El champú de mi hijo vendría bien. Y así fue. Salvo porque anduve todo el tiempo con olor a caramelo en la cabeza.
Ni siquiera respondí, como podría haberlo hecho, el saludo afectuoso de mi amado. Salimos apurados. Dejé a mi pequeño retoño en su jardín. Fui por los víveres y volví a casa. Puse el lavarropas y decidí sumergirme en la cocina. Me gusta cocinar, así que pensé que eso cambiaría mi mañana y me haría olvidar de mi incipiente dolor de cabeza. Tortilla de papas, pero hervidas, para que sea sana, sólo cocida con un poco de Fritolín.
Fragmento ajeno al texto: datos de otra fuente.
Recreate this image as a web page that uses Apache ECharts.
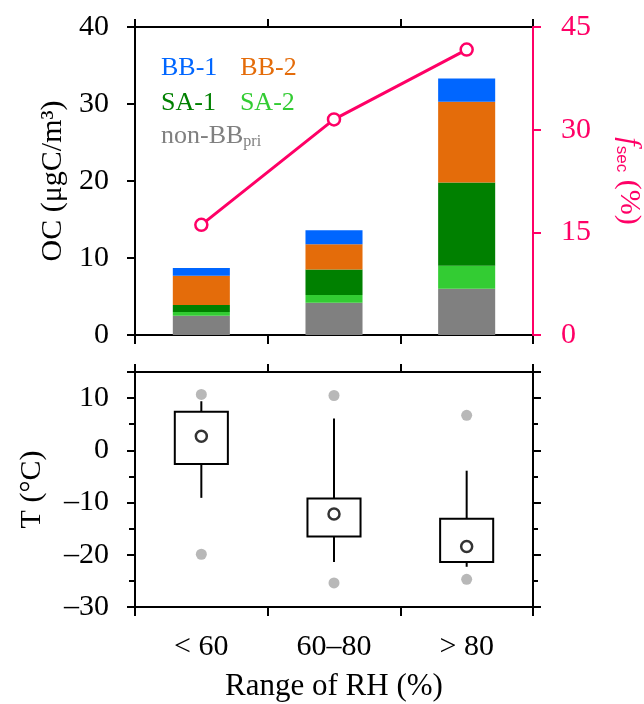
<!DOCTYPE html>
<html>
<head>
<meta charset="utf-8">
<script src="https://cdn.jsdelivr.net/npm/echarts@6/dist/echarts.min.js"></script>
<style>html,body{margin:0;padding:0;background:#fff}#c{width:644px;height:704px}</style>
</head>
<body>
<div id="c"></div>
<script>
// ---- data ----
var categories = ['< 60', '60\u201380', '> 80'];
var nonBBpri = [2.5, 4.2, 6.0];
var sa2 = [0.5, 1.0, 3.0];
var sa1 = [0.9, 3.3, 10.8];
var bb2 = [3.8, 3.3, 10.5];
var bb1 = [1.0, 1.8, 3.0];
var fsec = [16.1, 31.5, 41.7];
// temperature box stats per RH class: whisker low, Q1, Q3, whisker high
var tLow = [-9.1, -21.4, -22.3];
var tQ1 = [-2.6, -16.5, -21.4];
var tQ3 = [7.4, -9.2, -13.1];
var tHigh = [9.4, 6.1, -3.9];
var tMean = [2.7, -12.2, -18.4];
var tOutHigh = [10.7, 10.5, 6.7];
var tOutLow = [-19.9, -25.4, -24.7];
var ocTicks = {min: 0, max: 40, interval: 10};
var fsecTicks = {min: 0, max: 45, interval: 15};
var tTicks = {min: -30, max: 15, interval: 10};

var FONT = '"Liberation Serif", "Times New Roman", serif';
var PINK = '#FF0066';
var C_BB1 = '#0066FF', C_BB2 = '#E46C0A', C_SA1 = '#008000', C_SA2 = '#33CC33', C_GRAY = '#808080';
var FS = 30;

function xAx(grid, pos, showLabel, tickLen) {
  return {
    type: 'category', gridIndex: grid, position: pos, data: categories,
    boundaryGap: true,
    axisLine: {show: true, onZero: false, lineStyle: {color: '#000', width: 2}},
    axisTick: {show: true, alignWithLabel: false, length: tickLen, lineStyle: {color: '#000', width: 2}},
    axisLabel: {show: showLabel, color: '#000', fontFamily: FONT, fontSize: FS, margin: 25},
    splitLine: {show: false}
  };
}

var chart = echarts.init(document.getElementById('c'), null, {renderer: 'canvas'});
var boxData = categories.map(function (c, i) { return [i, tLow[i], tQ1[i], tQ3[i], tHigh[i]]; });

var xBottom2 = xAx(1, 'bottom', true, 9);
xBottom2.name = 'Range of RH (%)';
xBottom2.nameLocation = 'middle';
xBottom2.nameGap = 64;
xBottom2.nameTextStyle = {color: '#000', fontFamily: FONT, fontSize: 31};

var option = {
  backgroundColor: '#fff',
  animation: false,
  grid: [
    {left: 135, width: 398, top: 27, height: 308, outerBoundsMode: 'none', containLabel: false},
    {left: 135, width: 398, top: 372, height: 235, outerBoundsMode: 'none', containLabel: false}
  ],
  legend: [
    {left: 151, top: 50, itemWidth: 0, itemHeight: 0, itemGap: 18, selectedMode: false,
      textStyle: {fontFamily: FONT, fontSize: 26},
      data: [{name: 'BB-1', textStyle: {color: C_BB1}}, {name: 'BB-2', textStyle: {color: C_BB2}}]},
    {left: 151, top: 85, itemWidth: 0, itemHeight: 0, itemGap: 19, selectedMode: false,
      textStyle: {fontFamily: FONT, fontSize: 26},
      data: [{name: 'SA-1', textStyle: {color: C_SA1}}, {name: 'SA-2', textStyle: {color: C_SA2}}]},
    {left: 151, top: 118, itemWidth: 0, itemHeight: 0, selectedMode: false,
      textStyle: {fontFamily: FONT, fontSize: 26, color: C_GRAY,
        rich: {sub: {fontFamily: FONT, fontSize: 16, color: C_GRAY, verticalAlign: 'bottom', padding: [12, 0, 0, 0]}}},
      formatter: function (n) { return n === 'non-BB_pri' ? 'non-BB{sub|pri}' : n; },
      data: ['non-BB_pri']}
  ],
  xAxis: [
    xAx(0, 'bottom', false, 9),
    xAx(0, 'top', false, 8),
    xBottom2,
    xAx(1, 'top', false, 8)
  ],
  yAxis: [
    {type: 'value', gridIndex: 0, position: 'left', min: ocTicks.min, max: ocTicks.max, interval: ocTicks.interval,
      name: 'OC (\u03bcgC/m\u00b3)', nameLocation: 'middle', nameGap: 67, nameRotate: 90,
      nameTextStyle: {color: '#000', fontFamily: FONT, fontSize: FS},
      axisLine: {show: true, onZero: false, lineStyle: {color: '#000', width: 2}},
      axisTick: {show: true, length: 8, lineStyle: {color: '#000', width: 2}},
      axisLabel: {color: '#000', fontFamily: FONT, fontSize: FS, margin: 26},
      splitLine: {show: false}},
    {type: 'value', gridIndex: 0, position: 'right', min: fsecTicks.min, max: fsecTicks.max, interval: fsecTicks.interval,
      name: '{i|f}{s|sec} (%)', nameLocation: 'middle', nameGap: 80, nameRotate: -90,
      nameTextStyle: {color: PINK, fontFamily: FONT, fontSize: FS,
        rich: {i: {fontFamily: FONT, fontSize: FS, fontStyle: 'italic', color: PINK},
               s: {fontFamily: '"Liberation Sans", Arial, sans-serif', fontSize: 17, color: PINK, verticalAlign: 'bottom', padding: [14, 0, 0, 0]}}},
      axisLine: {show: true, onZero: false, lineStyle: {color: PINK, width: 2}},
      axisTick: {show: true, length: 8, lineStyle: {color: PINK, width: 2}},
      axisLabel: {color: PINK, fontFamily: FONT, fontSize: FS, margin: 28},
      splitLine: {show: false}, z: 5},
    {type: 'value', gridIndex: 1, position: 'left', min: tTicks.min, max: tTicks.max, interval: tTicks.interval,
      name: 'T (\u00b0C)', nameLocation: 'middle', nameGap: 88, nameRotate: 90,
      nameTextStyle: {color: '#000', fontFamily: FONT, fontSize: FS},
      axisLine: {show: true, onZero: false, lineStyle: {color: '#000', width: 2}},
      axisTick: {show: true, length: 8, lineStyle: {color: '#000', width: 2}},
      minorTick: {show: true, splitNumber: 2, length: 6, lineStyle: {color: '#000', width: 2}},
      axisLabel: {color: '#000', fontFamily: FONT, fontSize: FS, margin: 26, showMaxLabel: false,
        formatter: function (v) { return v < 0 ? '\u2013' + Math.abs(v) : String(v); }},
      splitLine: {show: false}, minorSplitLine: {show: false}},
    {type: 'value', gridIndex: 1, position: 'right', min: tTicks.min, max: tTicks.max, interval: tTicks.interval,
      axisLine: {show: true, onZero: false, lineStyle: {color: '#000', width: 2}},
      axisTick: {show: true, length: 8, lineStyle: {color: '#000', width: 2}},
      minorTick: {show: true, splitNumber: 2, length: 5, lineStyle: {color: '#000', width: 2}},
      axisLabel: {show: false},
      splitLine: {show: false}, minorSplitLine: {show: false}}
  ],
  series: [
    {name: 'non-BB_pri', type: 'bar', stack: 'oc', xAxisIndex: 0, yAxisIndex: 0, barWidth: '43%', data: nonBBpri, itemStyle: {color: C_GRAY}},
    {name: 'SA-2', type: 'bar', stack: 'oc', xAxisIndex: 0, yAxisIndex: 0, data: sa2, itemStyle: {color: C_SA2}},
    {name: 'SA-1', type: 'bar', stack: 'oc', xAxisIndex: 0, yAxisIndex: 0, data: sa1, itemStyle: {color: C_SA1}},
    {name: 'BB-2', type: 'bar', stack: 'oc', xAxisIndex: 0, yAxisIndex: 0, data: bb2, itemStyle: {color: C_BB2}},
    {name: 'BB-1', type: 'bar', stack: 'oc', xAxisIndex: 0, yAxisIndex: 0, data: bb1, itemStyle: {color: C_BB1}},
    {name: 'fsec', type: 'line', xAxisIndex: 0, yAxisIndex: 1, data: fsec, z: 5,
      symbol: 'circle', symbolSize: 12, lineStyle: {color: PINK, width: 3},
      itemStyle: {color: '#fff', borderColor: PINK, borderWidth: 2.5}},
    {name: 'Tbox', type: 'custom', xAxisIndex: 2, yAxisIndex: 2, data: boxData,
      encode: {x: 0, y: [1, 2, 3, 4]},
      renderItem: function (params, api) {
        var x = api.value(0);
        var lo = api.coord([x, api.value(1)]);
        var q1 = api.coord([x, api.value(2)]);
        var q3 = api.coord([x, api.value(3)]);
        var hi = api.coord([x, api.value(4)]);
        var w = api.size([1, 0])[0] * 0.4;
        var st = {stroke: '#000', lineWidth: 2, fill: null};
        return {type: 'group', children: [
          {type: 'line', shape: {x1: hi[0], y1: hi[1], x2: q3[0], y2: q3[1]}, style: st},
          {type: 'line', shape: {x1: q1[0], y1: q1[1], x2: lo[0], y2: lo[1]}, style: st},
          {type: 'rect', shape: {x: q3[0] - w / 2, y: q3[1], width: w, height: q1[1] - q3[1]},
            style: {stroke: '#000', lineWidth: 2, fill: '#fff'}}
        ]};
      }, z: 2},
    {name: 'outHigh', type: 'scatter', xAxisIndex: 2, yAxisIndex: 2, data: tOutHigh, symbolSize: 11,
      itemStyle: {color: '#A6A6A6'}, z: 3},
    {name: 'outLow', type: 'scatter', xAxisIndex: 2, yAxisIndex: 2, data: tOutLow, symbolSize: 11,
      itemStyle: {color: '#A6A6A6'}, z: 3},
    {name: 'mean', type: 'scatter', xAxisIndex: 2, yAxisIndex: 2, data: tMean, symbol: 'circle', symbolSize: 11,
      itemStyle: {color: '#fff', borderColor: '#000', borderWidth: 2.5}, z: 4}
  ]
};
chart.setOption(option);
</script>
</body>
</html>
Una vez que tenía la preparación lista, recordé que hace unos días el mango del sartén se había quebrado.
No importa -me dije-, busco el viejo. Ese que había dejado de usar porque todo se pegaba. Y sucedió lo que tenía que suceder. La comida saludable no sólo se pegó sino que se hizo un sancocho.
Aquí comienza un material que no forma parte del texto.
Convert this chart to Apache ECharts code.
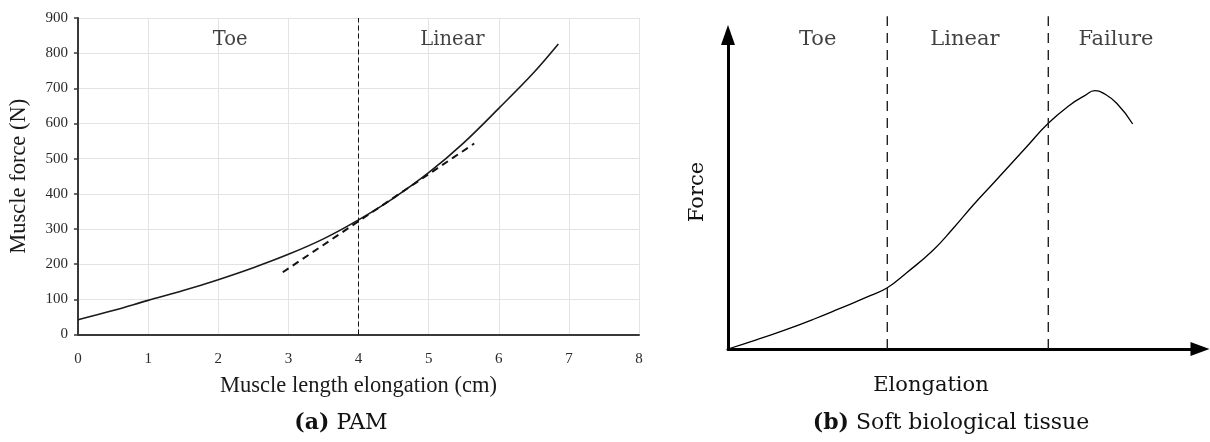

No voy a perder todo –pensé-. Tomé una fuente para horno y lancé la mezcla adentro. Esto me salva, dije. Pero mientras eso me salvaba, la manguera del lavarropas se corría de lugar, sin que yo me diera cuenta y la lavandería parecía el mar de Puerto Madryn, ese que me había cautivado durante cuatro años. Olas de espuma en mi casa. Jamás lo había imaginado.
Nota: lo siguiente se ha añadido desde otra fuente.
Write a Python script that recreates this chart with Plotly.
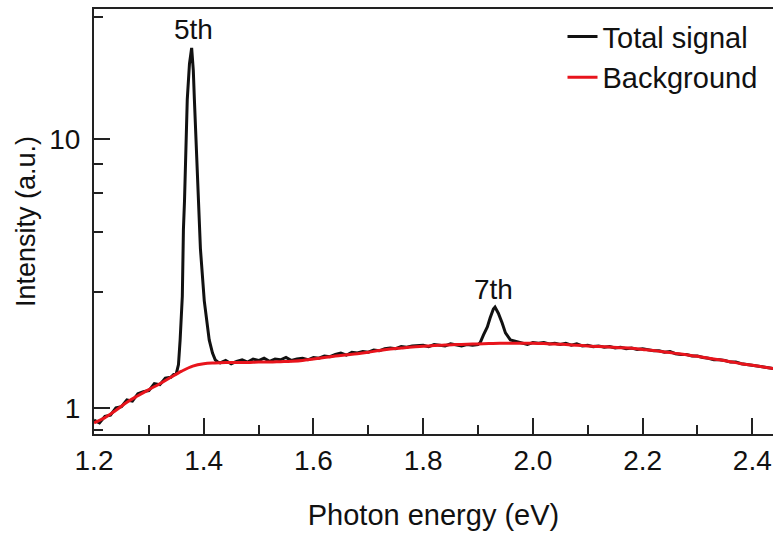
import math
import plotly.graph_objects as go

# ---------------- data ----------------
bg_energy = [1.20, 1.22, 1.24, 1.26, 1.28, 1.30, 1.32, 1.34, 1.36, 1.38,
             1.40, 1.42, 1.44, 1.46, 1.48, 1.50, 1.52, 1.54, 1.56, 1.58,
             1.60, 1.62, 1.64, 1.66, 1.68, 1.70, 1.72, 1.74, 1.76, 1.78,
             1.80, 1.82, 1.84, 1.86, 1.88, 1.90, 1.92, 1.94, 1.96, 1.98,
             2.00, 2.02, 2.04, 2.06, 2.08, 2.10, 2.12, 2.14, 2.16, 2.18,
             2.20, 2.22, 2.24, 2.26, 2.28, 2.30, 2.32, 2.34, 2.36, 2.38,
             2.40, 2.42, 2.44]
bg_intensity = [0.88, 0.92, 0.98, 1.05, 1.11, 1.17, 1.23, 1.30, 1.37, 1.43,
                1.46, 1.47, 1.475, 1.475, 1.475, 1.48, 1.48, 1.485, 1.49, 1.50,
                1.52, 1.54, 1.56, 1.575, 1.59, 1.61, 1.635, 1.655, 1.67, 1.685,
                1.695, 1.705, 1.715, 1.72, 1.725, 1.73, 1.735, 1.74, 1.74, 1.74,
                1.74, 1.735, 1.73, 1.72, 1.71, 1.70, 1.69, 1.685, 1.675, 1.665,
                1.65, 1.635, 1.615, 1.595, 1.575, 1.555, 1.53, 1.51, 1.485, 1.46,
                1.44, 1.42, 1.40]

sig_energy = [1.20, 1.21, 1.22, 1.23, 1.24, 1.25, 1.26, 1.27, 1.28, 1.29,
              1.30, 1.31, 1.32, 1.33, 1.34, 1.345, 1.350, 1.354, 1.357, 1.361,
              1.363, 1.365, 1.370, 1.374, 1.378, 1.381, 1.383, 1.387, 1.390, 1.394,
              1.401, 1.410, 1.416, 1.421, 1.426, 1.43, 1.44, 1.45, 1.46, 1.47,
              1.48, 1.49, 1.50, 1.51, 1.52, 1.53, 1.54, 1.55, 1.56, 1.57,
              1.58, 1.59, 1.60, 1.61, 1.62, 1.63, 1.64, 1.65, 1.66, 1.67,
              1.68, 1.69, 1.70, 1.71, 1.72, 1.73, 1.74, 1.75, 1.76, 1.77,
              1.78, 1.79, 1.80, 1.81, 1.82, 1.83, 1.84, 1.85, 1.86, 1.87,
              1.88, 1.89, 1.90, 1.904, 1.910, 1.917, 1.922, 1.928, 1.931, 1.937,
              1.944, 1.950, 1.959, 1.971, 1.98, 1.99, 2.00, 2.01, 2.02, 2.03,
              2.04, 2.05, 2.06, 2.07, 2.08, 2.09, 2.10, 2.11, 2.12, 2.13,
              2.14, 2.15, 2.16, 2.17, 2.18, 2.19, 2.20, 2.21, 2.22, 2.23,
              2.24, 2.25, 2.26, 2.27, 2.28, 2.29, 2.30, 2.31, 2.32, 2.33,
              2.34, 2.35, 2.36, 2.37, 2.38, 2.39, 2.40, 2.41, 2.42, 2.43, 2.44]
sig_intensity = [0.90, 0.88, 0.93, 0.94, 1.00, 1.01, 1.07, 1.06, 1.13, 1.15,
                 1.16, 1.23, 1.22, 1.29, 1.30, 1.33, 1.34, 1.45, 1.79, 2.6,
                 4.6, 5.9, 14.0, 19.0, 21.8, 18.0, 14.0, 9.1, 5.9, 3.9,
                 2.5, 1.79, 1.60, 1.51, 1.48, 1.47, 1.50, 1.46, 1.49, 1.51,
                 1.48, 1.52, 1.50, 1.53, 1.49, 1.52, 1.51, 1.54, 1.50, 1.52,
                 1.53, 1.51, 1.54, 1.53, 1.56, 1.55, 1.58, 1.60, 1.57, 1.61,
                 1.60, 1.62, 1.61, 1.64, 1.63, 1.66, 1.67, 1.66, 1.69, 1.68,
                 1.70, 1.70, 1.71, 1.69, 1.72, 1.71, 1.70, 1.73, 1.71, 1.70,
                 1.72, 1.71, 1.72, 1.75, 1.87, 2.00, 2.16, 2.33, 2.37, 2.25,
                 2.07, 1.90, 1.79, 1.76, 1.74, 1.72, 1.75, 1.74, 1.75, 1.73,
                 1.74, 1.72, 1.74, 1.71, 1.73, 1.70, 1.71, 1.69, 1.70, 1.68,
                 1.69, 1.67, 1.68, 1.66, 1.67, 1.65, 1.66, 1.64, 1.63, 1.63,
                 1.61, 1.62, 1.59, 1.58, 1.58, 1.56, 1.56, 1.54, 1.53, 1.51,
                 1.51, 1.50, 1.48, 1.48, 1.46, 1.45, 1.44, 1.43, 1.42, 1.41, 1.40]

x_tick_values = [1.2, 1.4, 1.6, 1.8, 2.0, 2.2, 2.4]
x_tick_labels = ["1.2", "1.4", "1.6", "1.8", "2.0", "2.2", "2.4"]
y_tick_values = [1, 10]
y_tick_labels = ["1", "10"]
y_minor_tick_values = [0.83, 2.7, 4.5, 6.3, 8.07, 28.4]

peak_labels = ["5th", "7th"]
peak_label_energy = [1.382, 1.929]
peak_label_intensity = [25.5, 2.75]

FONT = "Liberation Sans, Arial, sans-serif"
AXC = "#222222"

fig = go.Figure()
fig.add_trace(go.Scatter(x=sig_energy, y=sig_intensity, mode="lines",
                         name="Total signal",
                         line=dict(color="#111111", width=3)))
fig.add_trace(go.Scatter(x=bg_energy, y=bg_intensity, mode="lines",
                         name="Background", line_shape="spline",
                         line=dict(color="#e8141c", width=3)))

# annotations on a log axis take log10 positions
for t, xe, yi in zip(peak_labels, peak_label_energy, peak_label_intensity):
    fig.add_annotation(x=xe, y=math.log10(yi), yref="y", xref="x", text=t,
                       showarrow=False,
                       font=dict(size=28, color="#111111", family=FONT))

fig.update_layout(
    width=773, height=533,
    margin=dict(l=94, r=0, t=9, b=99),
    paper_bgcolor="white", plot_bgcolor="white",
    font=dict(family=FONT, size=27, color="#111111"),
    showlegend=True,
    legend=dict(x=0.69, y=0.995, xanchor="left", yanchor="top",
                bgcolor="rgba(0,0,0,0)", borderwidth=0,
                font=dict(size=29, family=FONT, color="#111111"),
                tracegroupgap=0),
    xaxis=dict(range=[1.2, 2.4377], showline=True, linecolor=AXC, linewidth=2,
               mirror=True, ticks="inside", ticklen=16, tickwidth=2, tickcolor=AXC,
               tickmode="array", tickvals=x_tick_values, ticktext=x_tick_labels,
               minor=dict(dtick=0.1, tick0=1.2, ticks="inside", ticklen=9,
                          tickwidth=2, tickcolor=AXC, showgrid=False),
               showgrid=False, zeroline=False,
               tickfont=dict(size=28, family=FONT),
               title=dict(text="Photon energy (eV)", font=dict(size=29, family=FONT),
                          standoff=30)),
    yaxis=dict(type="log", range=[-0.097, 1.483], showline=True, linecolor=AXC,
               linewidth=2, mirror=False, ticks="inside", ticklen=16, tickwidth=2,
               tickcolor=AXC, tickmode="array", tickvals=y_tick_values,
               ticktext=y_tick_labels,
               minor=dict(tickmode="array", tickvals=y_minor_tick_values,
                          ticks="inside", ticklen=9, tickwidth=2, tickcolor=AXC,
                          showgrid=False),
               showgrid=False, zeroline=False, ticklabelstandoff=6,
               tickfont=dict(size=28, family=FONT),
               title=dict(text="Intensity (a.u.)", font=dict(size=27, family=FONT),
                          standoff=6)),
)

fig.write_html("out.html")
Miré la hora. Ya era tiempo de volver a salir. Busqué a la mascota para evitar dejarla encerrada en algún descuido. Y al fin la encontré. Vaya si la encontré. Se le había dado por comer el pasto crecido y como era de esperarse no lo tendría mucho tiempo en su estómago. Ahí estaba tratando de empujarla hacia afuera y de agarrar un trapo, papel o lo que tuviera a mano. Nada. No podía ser de otra manera. Y ya era más tarde. Mi hijo esperaba. Pero primero tenía que fregar.
Cuando el piso brillaba, salí corriendo mirando el reloj. Tropecé con el escalón de la vereda, caí y rompí el tacó de mi bota, mientras los cuidacoches -que habían decidido almorzar junto a mi puerta-, me preguntaban: “¿se cayó”. Mi mente respondía sin que mi boca pudiera emitir palabra, “No, a mí me gusta salir así de casa”.
Al volver, mi pequeño retoño me dijo: “Mamá esta comida no me gusta. Dame pan”. No había hecho ni comprado. Bueno, son pocas las opciones. Es lo que hay. Al menos ya no me dolía la cabeza y la mañana terminaba. No quiero pensar en la tarde, cuando recuerdo porqué no vino la señora que nos ayuda en casa. Y esta vez soy yo la atravesada.